Controversy and a lawsuit didn’t stop Detroit’s main school district from moving into the next phase of its superintendent search this week: interviews with the first of two remaining finalists. Nikolai Vitti, who is currently superintendent of the Duval County Public Schools in Jacksonville, Florida, made an impassioned case in a daylong interview this week for why he’s the man for the job. If selected, he said, he’s “likely” to enroll his four children in Detroit public schools — though he made no promises.
“First I have to be offered the job, but I would plan to live in city limits and would likely send my children to public schools.”
— Nikolai Vitti, finalist for Detroit schools superintendent
Read on for the rest of the week’s education news and more on the superintendent search, including our take on five reasons Vitti might get the job (and three reasons he might not). Send us your thoughts on his pros and cons — or post them on our Facebook page. Thanks for reading!
- In his daylong interview in Detroit on Wednesday, Vitti cast himself as an experienced educator who wants to bring his school turnaround experience to a city he called his “home.”
- Over the course of his 12-hour interview, Vitti addressed a host of issues and vowed, if selected, to take on charter schools and bring district enrollment back up to where it was. (Here’s a take on Vitti’s day in Detroit from his hometown newspaper.)
- Vitti has been a popular leader in Jacksonville but has sparred with the NAACP and sometimes clashed with school board members. Those are among the 10 things we think you should know about Vitti.

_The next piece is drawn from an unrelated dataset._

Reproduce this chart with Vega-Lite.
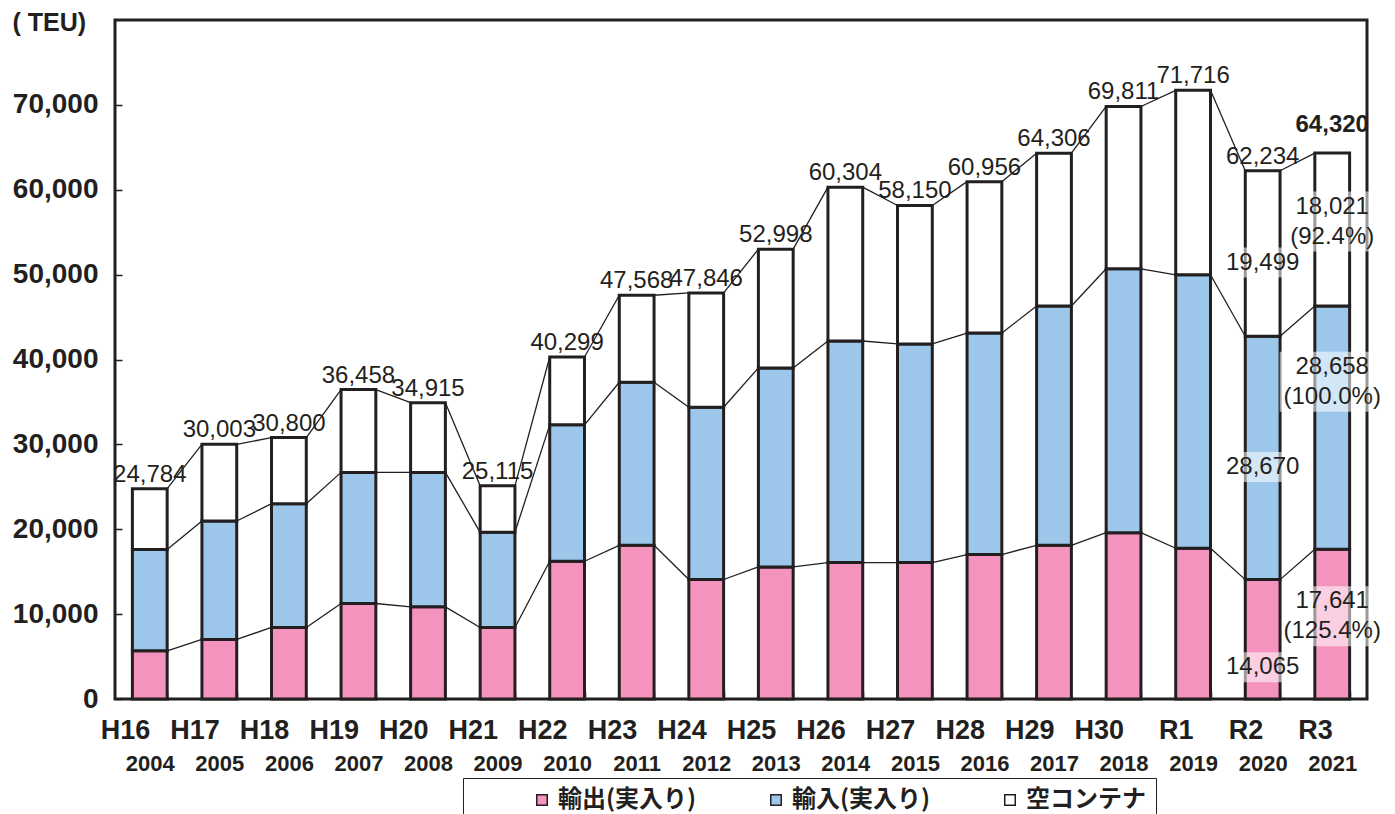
{
  "$schema": "https://vega.github.io/schema/vega-lite/v6.json",
  "width": 1252,
  "height": 679,
  "autosize": {"type": "none"},
  "padding": {"left": 115, "top": 20, "right": 28, "bottom": 115},
  "background": "white",
  "title": {"text": "金沢港外貿コンテナ貨物量の年次推移", "font": "Noto Sans CJK JP", "fontSize": 32, "fontWeight": "bold", "color": "#231F20", "offset": 2, "baseline": "bottom", "anchor": "middle", "frame": "group", "dx": -14, "dy": 13},
  "config": {
    "view": {"stroke": "#231F20", "strokeWidth": 3},
    "font": "Liberation Sans"
  },
  "data": {"values": [
    {"wareki": "H16", "year": "2004", "type": "輸出(実入り)", "teu": 5680},
    {"wareki": "H16", "year": "2004", "type": "輸入(実入り)", "teu": 11920},
    {"wareki": "H16", "year": "2004", "type": "空コンテナ", "teu": 7184},
    {"wareki": "H17", "year": "2005", "type": "輸出(実入り)", "teu": 7020},
    {"wareki": "H17", "year": "2005", "type": "輸入(実入り)", "teu": 13950},
    {"wareki": "H17", "year": "2005", "type": "空コンテナ", "teu": 9033},
    {"wareki": "H18", "year": "2006", "type": "輸出(実入り)", "teu": 8430},
    {"wareki": "H18", "year": "2006", "type": "輸入(実入り)", "teu": 14580},
    {"wareki": "H18", "year": "2006", "type": "空コンテナ", "teu": 7790},
    {"wareki": "H19", "year": "2007", "type": "輸出(実入り)", "teu": 11250},
    {"wareki": "H19", "year": "2007", "type": "輸入(実入り)", "teu": 15450},
    {"wareki": "H19", "year": "2007", "type": "空コンテナ", "teu": 9758},
    {"wareki": "H20", "year": "2008", "type": "輸出(実入り)", "teu": 10860},
    {"wareki": "H20", "year": "2008", "type": "輸入(実入り)", "teu": 15840},
    {"wareki": "H20", "year": "2008", "type": "空コンテナ", "teu": 8215},
    {"wareki": "H21", "year": "2009", "type": "輸出(実入り)", "teu": 8430},
    {"wareki": "H21", "year": "2009", "type": "輸入(実入り)", "teu": 11210},
    {"wareki": "H21", "year": "2009", "type": "空コンテナ", "teu": 5475},
    {"wareki": "H22", "year": "2010", "type": "輸出(実入り)", "teu": 16230},
    {"wareki": "H22", "year": "2010", "type": "輸入(実入り)", "teu": 16070},
    {"wareki": "H22", "year": "2010", "type": "空コンテナ", "teu": 7999},
    {"wareki": "H23", "year": "2011", "type": "輸出(実入り)", "teu": 18110},
    {"wareki": "H23", "year": "2011", "type": "輸入(実入り)", "teu": 19210},
    {"wareki": "H23", "year": "2011", "type": "空コンテナ", "teu": 10248},
    {"wareki": "H24", "year": "2012", "type": "輸出(実入り)", "teu": 14080},
    {"wareki": "H24", "year": "2012", "type": "輸入(実入り)", "teu": 20300},
    {"wareki": "H24", "year": "2012", "type": "空コンテナ", "teu": 13466},
    {"wareki": "H25", "year": "2013", "type": "輸出(実入り)", "teu": 15560},
    {"wareki": "H25", "year": "2013", "type": "輸入(実入り)", "teu": 23450},
    {"wareki": "H25", "year": "2013", "type": "空コンテナ", "teu": 13988},
    {"wareki": "H26", "year": "2014", "type": "輸出(実入り)", "teu": 16070},
    {"wareki": "H26", "year": "2014", "type": "輸入(実入り)", "teu": 26110},
    {"wareki": "H26", "year": "2014", "type": "空コンテナ", "teu": 18124},
    {"wareki": "H27", "year": "2015", "type": "輸出(実入り)", "teu": 16070},
    {"wareki": "H27", "year": "2015", "type": "輸入(実入り)", "teu": 25760},
    {"wareki": "H27", "year": "2015", "type": "空コンテナ", "teu": 16320},
    {"wareki": "H28", "year": "2016", "type": "輸出(実入り)", "teu": 17020},
    {"wareki": "H28", "year": "2016", "type": "輸入(実入り)", "teu": 26100},
    {"wareki": "H28", "year": "2016", "type": "空コンテナ", "teu": 17836},
    {"wareki": "H29", "year": "2017", "type": "輸出(実入り)", "teu": 18110},
    {"wareki": "H29", "year": "2017", "type": "輸入(実入り)", "teu": 28190},
    {"wareki": "H29", "year": "2017", "type": "空コンテナ", "teu": 18006},
    {"wareki": "H30", "year": "2018", "type": "輸出(実入り)", "teu": 19600},
    {"wareki": "H30", "year": "2018", "type": "輸入(実入り)", "teu": 31090},
    {"wareki": "H30", "year": "2018", "type": "空コンテナ", "teu": 19121},
    {"wareki": "R1", "year": "2019", "type": "輸出(実入り)", "teu": 17760},
    {"wareki": "R1", "year": "2019", "type": "輸入(実入り)", "teu": 32220},
    {"wareki": "R1", "year": "2019", "type": "空コンテナ", "teu": 21736},
    {"wareki": "R2", "year": "2020", "type": "輸出(実入り)", "teu": 14065, "note": "14,065"},
    {"wareki": "R2", "year": "2020", "type": "輸入(実入り)", "teu": 28670, "note": "28,670"},
    {"wareki": "R2", "year": "2020", "type": "空コンテナ", "teu": 19499, "note": "19,499"},
    {"wareki": "R3", "year": "2021", "type": "輸出(実入り)", "teu": 17641, "note": "17,641\n(125.4%)"},
    {"wareki": "R3", "year": "2021", "type": "輸入(実入り)", "teu": 28658, "note": "28,658\n(100.0%)"},
    {"wareki": "R3", "year": "2021", "type": "空コンテナ", "teu": 18021, "note": "18,021\n(92.4%)"}
  ]},
  "transform": [
    {"stack": "teu", "groupby": ["wareki"], "sort": [{"field": "type", "order": "descending"}], "as": ["v0", "v1"]}
  ],
  "resolve": {"scale": {"x": "independent"}, "axis": {"x": "independent"}},
  "layer": [
    {
      "layer": [
        {
          "transform": [
            {"window": [{"op": "lead", "field": "v1", "as": "nv1"}, {"op": "lead", "field": "wareki", "as": "nw"}], "groupby": ["type"], "sort": [{"field": "year", "order": "ascending"}]},
            {"filter": "datum.nw != null"}
          ],
          "mark": {"type": "rule", "color": "#231F20", "strokeWidth": 1.3},
          "encoding": {
            "x": {"field": "wareki", "type": "nominal", "bandPosition": 1},
            "x2": {"field": "nw", "bandPosition": 0},
            "y": {"field": "v1", "type": "quantitative", "title": "( TEU)"},
            "y2": {"field": "nv1"}
          }
        },
        {
          "mark": {"type": "bar", "stroke": "#231F20", "strokeWidth": 3},
          "encoding": {
            "x": {
              "field": "wareki", "type": "nominal",
              "scale": {"paddingInner": 0.5, "paddingOuter": 0.25},
              "axis": {
                "orient": "bottom", "title": null, "domain": false, "labelAngle": 0,
                "labelFont": "Liberation Sans", "labelFontSize": 27, "labelFontWeight": "bold", "labelColor": "#231F20",
                "labelPadding": 26, "labelBaseline": "top",
                "ticks": true, "tickBand": "extent", "tickSize": -8, "tickColor": "#231F20", "tickWidth": 1.5
              }
            },
            "y": {
              "field": "v1", "type": "quantitative", "title": "( TEU)",
              "scale": {"domain": [0, 80000], "nice": false},
              "axis": {
                "values": [0, 10000, 20000, 30000, 40000, 50000, 60000, 70000], "format": ",d",
                "grid": false, "domain": false,
                "labelFont": "Liberation Sans", "labelFontSize": 28, "labelFontWeight": "bold", "labelColor": "#231F20", "labelPadding": 24,
                "tickSize": -7, "tickColor": "#231F20", "tickWidth": 1.5,
                "titleAngle": 0, "titleX": -103, "titleY": 2, "titleAlign": "left", "titleBaseline": "middle",
                "titleFont": "Liberation Sans", "titleFontSize": 25, "titleFontWeight": "bold", "titleColor": "#231F20"
              }
            },
            "y2": {"field": "v0"},
            "color": {
              "field": "type", "type": "nominal",
              "scale": {"domain": ["輸出(実入り)", "輸入(実入り)", "空コンテナ"], "range": ["#F494BE", "#9DC7EA", "#FFFFFF"]},
              "legend": {
                "title": null, "orient": "none", "legendX": 348, "legendY": 758, "direction": "horizontal",
                "strokeColor": "#231F20", "fillColor": "white", "padding": 10,
                "symbolType": "square", "symbolSize": 110, "symbolStrokeColor": "#231F20", "symbolStrokeWidth": 1.5, "symbolOffset": 57,
                "labelFont": "Noto Sans CJK JP", "labelFontSize": 24, "labelFontWeight": "bold", "labelColor": "#231F20", "labelOffset": 4, "labelLimit": 300,
                "gridAlign": "all", "columnPadding": 10
              }
            }
          }
        },
        {
          "transform": [
            {"filter": "datum.wareki == 'R2' && datum.type == '輸出(実入り)'"},
            {"calculate": "(datum.v0 + datum.v1) / 2", "as": "mid"}
          ],
          "encoding": {
            "x": {"field": "wareki", "type": "nominal"},
            "y": {"field": "mid", "type": "quantitative", "title": "( TEU)"}
          },
          "layer": [
            {"mark": {"type": "point", "filled": true, "color": "white", "opacity": 0.55, "strokeWidth": 0, "size": 10000, "shape": "M-0.76,0.26H0.76V0.86H-0.76Z"}},
            {"mark": {"type": "text", "fontSize": 24, "color": "#231F20", "align": "center", "baseline": "middle", "dy": 28}, "encoding": {"text": {"field": "note"}}}
          ]
        },
        {
          "transform": [
            {"filter": "datum.wareki == 'R2' && datum.type != '輸出(実入り)'"},
            {"calculate": "(datum.v0 + datum.v1) / 2", "as": "mid"}
          ],
          "encoding": {
            "x": {"field": "wareki", "type": "nominal"},
            "y": {"field": "mid", "type": "quantitative", "title": "( TEU)"}
          },
          "layer": [
            {"mark": {"type": "point", "filled": true, "color": "white", "opacity": 0.55, "strokeWidth": 0, "size": 10000, "shape": "M-0.76,-0.12H0.76V0.48H-0.76Z"}},
            {"mark": {"type": "text", "fontSize": 24, "color": "#231F20", "align": "center", "baseline": "middle", "dy": 9}, "encoding": {"text": {"field": "note"}}}
          ]
        },
        {
          "transform": [
            {"filter": "datum.wareki == 'R3' && datum.type != '輸入(実入り)'"},
            {"calculate": "(datum.v0 + datum.v1) / 2", "as": "mid"}
          ],
          "encoding": {
            "x": {"field": "wareki", "type": "nominal"},
            "y": {"field": "mid", "type": "quantitative", "title": "( TEU)"}
          },
          "layer": [
            {"mark": {"type": "point", "filled": true, "color": "white", "opacity": 0.55, "strokeWidth": 0, "size": 10000, "shape": "M-0.96,-0.76H0.8V0.44H-0.96Z"}},
            {"mark": {"type": "text", "fontSize": 24, "color": "#231F20", "align": "center", "baseline": "middle", "dy": -23, "lineBreak": "\n", "lineHeight": 30}, "encoding": {"text": {"field": "note"}}}
          ]
        },
        {
          "transform": [
            {"filter": "datum.wareki == 'R3' && datum.type == '輸入(実入り)'"},
            {"calculate": "(datum.v0 + datum.v1) / 2", "as": "mid"}
          ],
          "encoding": {
            "x": {"field": "wareki", "type": "nominal"},
            "y": {"field": "mid", "type": "quantitative", "title": "( TEU)"}
          },
          "layer": [
            {"mark": {"type": "point", "filled": true, "color": "white", "opacity": 0.55, "strokeWidth": 0, "size": 10000, "shape": "M-1.05,-1.52H0.98V-0.32H-1.05Z"}},
            {"mark": {"type": "text", "fontSize": 24, "color": "#231F20", "align": "center", "baseline": "middle", "dy": -61, "lineBreak": "\n", "lineHeight": 30}, "encoding": {"text": {"field": "note"}}}
          ]
        }
      ]
    },
    {
      "transform": [
        {"aggregate": [{"op": "sum", "field": "teu", "as": "total"}], "groupby": ["wareki", "year"]}
      ],
      "encoding": {
        "x": {
          "field": "year", "type": "nominal",
          "scale": {"paddingInner": 0.5, "paddingOuter": 0.25},
          "axis": {
            "orient": "bottom", "title": null, "domain": false, "ticks": false, "labelAngle": 0,
            "labelFont": "Liberation Sans", "labelFontSize": 22, "labelFontWeight": "bold", "labelColor": "#231F20",
            "labelPadding": 54, "labelBaseline": "top"
          }
        },
        "y": {"field": "total", "type": "quantitative", "title": "( TEU)"},
        "text": {"field": "total", "type": "quantitative", "format": ","}
      },
      "layer": [
        {
          "transform": [{"filter": "datum.wareki != 'R3'"}],
          "mark": {"type": "text", "fontSize": 24, "color": "#231F20", "align": "center", "baseline": "alphabetic", "dy": -7}
        },
        {
          "transform": [{"filter": "datum.wareki == 'R3'"}],
          "mark": {"type": "text", "fontSize": 24, "fontWeight": "bold", "color": "#231F20", "align": "center", "baseline": "alphabetic", "dy": -21}
        }
      ]
    }
  ]
}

- Why should Vitti want to come here? “Football players want to play in the Super Bowl,” a researcher who has studied superintendents told a Jacksonville newspaper. “A track star wants be in the Olympics. Superintendents want to be where the biggest challenges are or where you can make the biggest impact.”
- Detroit’s school board is still under pressure to extend the search, make it more transparent, and add more candidates, including interim chief Alycia Meriweather. (She said this week she’ll “continue to work for kids in Detroit” whatever happens.) For now, the other finalist for the job, River Rouge Superintendent Derrick Coleman, will face the same 12-hour interview process on Monday.
- Coleman this week rebuffed criticism of his efforts to lure Detroit students to River Rouge by sending buses into the city, noting that the move had eliminated his district’s budget deficit. He also says his time as a regional superintendent in Detroit — and his status as a district alum — makes him the best fit for the job. “I understand the city and the needs of the people,” he said.
In other Detroit school news
- The state superintendent is “hopeful” that the partnership agreement his department is negotiating with the district will save 24 Detroit schools from closure. “If we’re focused on the kids and helping them be successful, this partnership can really work,” he said of a deal that is still in the early stages.
- The search of a state senator’s home is tied to the ongoing Detroit school corruption probe.
- Detroit schools were just returned to a locally elected board for the first time in years. But a nonprofit consultant is already arguing that the city’s schools should be run by the mayor. “Mayoral control would ultimately change that conversation about who should be accountable for the Detroit Public Schools Community District and where the buck stops,” he writes.
- Among programs that could be slashed under President Trump’s proposed budget is one that has placed scores of recent college grads in Detroit schools to help students. (Here’s a broader look at how the proposed AmeriCorps cuts could hurt schools.)
- A group of Detroit high school students invited homeless people last weekend to a picnic and resource fair.
- Cass Tech’s principal was named principal of the year by a state association.
- A woman who pleaded guilty to stealing $1.3 million from Detroit schools was scheduled to be sentenced today.
- A new Head Start Center is opening in a historic midtown church.
Across the state
- Gov. Rick Snyder’s education budget differs in several ways from the House and Senate versions.
- House lawmakers have approved changes to Michigan graduation requirements.
- A new bill would let school districts change the school calendar without approval from teachers.
- Another bill would let school districts start the school year in August without a waiver — as long as kids get four-day weekends through Labor Day.
- Despite an ongoing lawsuit over public aid to private schools, state lawmakers are pushing to send more money to private academies. Meanwhile, a News columnist urged public and private schools to work together and the head of a state private school association makes his case for why state taxpayers should help private schools pay to meet state mandates.
- These 50 schools have the state’s highest graduation rates.
- A state charter school association has named five finalists for its top charter school teacher prize.
- A suburban district’s Teacher of the Year was awarded a free car.
- Our story about how changes to the state’s school ranking system affected schools got another look this week from Michigan Radio.